Nuance dies in the memepool.
And this flattening effect reduces every player to one of three roles:
Hero. Villain. Victim.
Pick one, and pray you picked early.

The Villain Fetish

There's an almost erotic energy to how the market talks about its villains. Threads dissect every move. Videos with red arrows and scary music rack up millions of views. Everyone becomes a citizen journalist with half the facts and twice the outrage.

The villain is simultaneously despised and devoured. They are scapegoat and spectacle.

The irony, of course, is that the market needs them. Without the villain, there's no catharsis. No externalized cause for internal greed, poor timing, or blind trust. Without a villain, we'd have to sit with the reality that the thing we worship—the open, wild, beautiful chaos of crypto—is also the thing that hurt us.

Barry Silbert and the Power of Staying Out of the Frame

Take Barry Silbert, founder of Digital Currency Group. Early mover, legacy builder, and yes, a character in the broader crypto saga. But not the character. Not the villain. Not the savior. Just... present. And that's increasingly rare.

Silbert's story doesn't fit into the market's favorite molds. He didn't pop up overnight, pump a coin, and disappear. He built infrastructure. Quietly, mostly. With boring things like custody solutions and institutional on-ramps.

No memes. No cult. No moral theater.

This isn't to say he's above critique—nobody is. But it's instructive. While the market lurches from hero to villain to victim like a drunken Greek chorus, there's a quiet power in not playing any of those roles. In building like the spotlight's not even on you.

Maybe the lesson isn't "be the hero." Maybe it's "get out of the frame."

Everyone Wants a Villain—Because It's Easier Than Doing the Math

The truth is this: most losses in crypto are not the result of some cartoonish criminal. They're from buying the top. Believing the hype. Not reading the code. Getting played by a market that doesn't care about your personal narrative arc.

But that's not very satisfying.

So we construct neat moral hierarchies to make ourselves feel less foolish. If there's a villain, then we're not naïve—we were targeted. If there's a villain, we're not unlucky—we were wronged. If there's a villain, we don't need to change—we just need to punish.

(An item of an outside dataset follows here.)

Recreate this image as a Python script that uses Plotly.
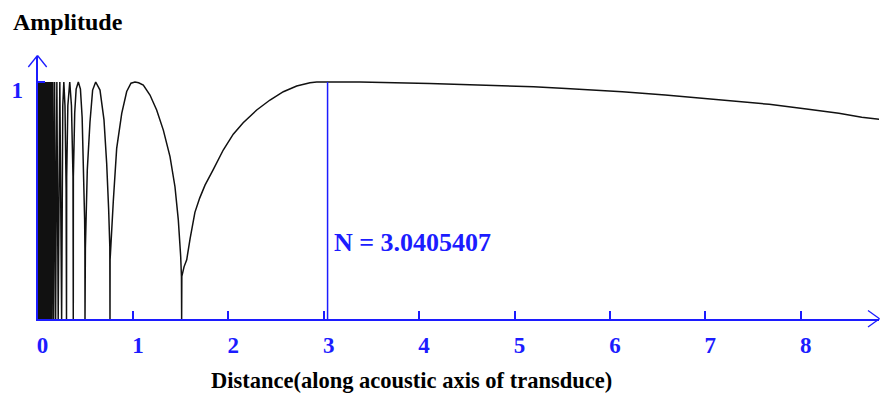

The Market Doesn't Care About Your Morality Play

The blockchain doesn't care who you are. It doesn't care if you're noble or greedy, informed or ignorant. It's a machine that rewards timing, information, and sometimes pure chaos. It has no interest in your redemption arc.

So maybe it's time we grow out of this need for heroes and villains altogether. Maybe the future of crypto storytelling isn't drama—it's data. It's complexity. It's ambiguity.

Or maybe, if we're being honest, we just want to be entertained.
That's fine. Just don't pretend it's truth.

So the next time your token tanks, resist the urge to search for the villain. Look inward. Or better yet, log off. The real evil might not be in the protocol—it might be in the story you're telling yourself about how this all works.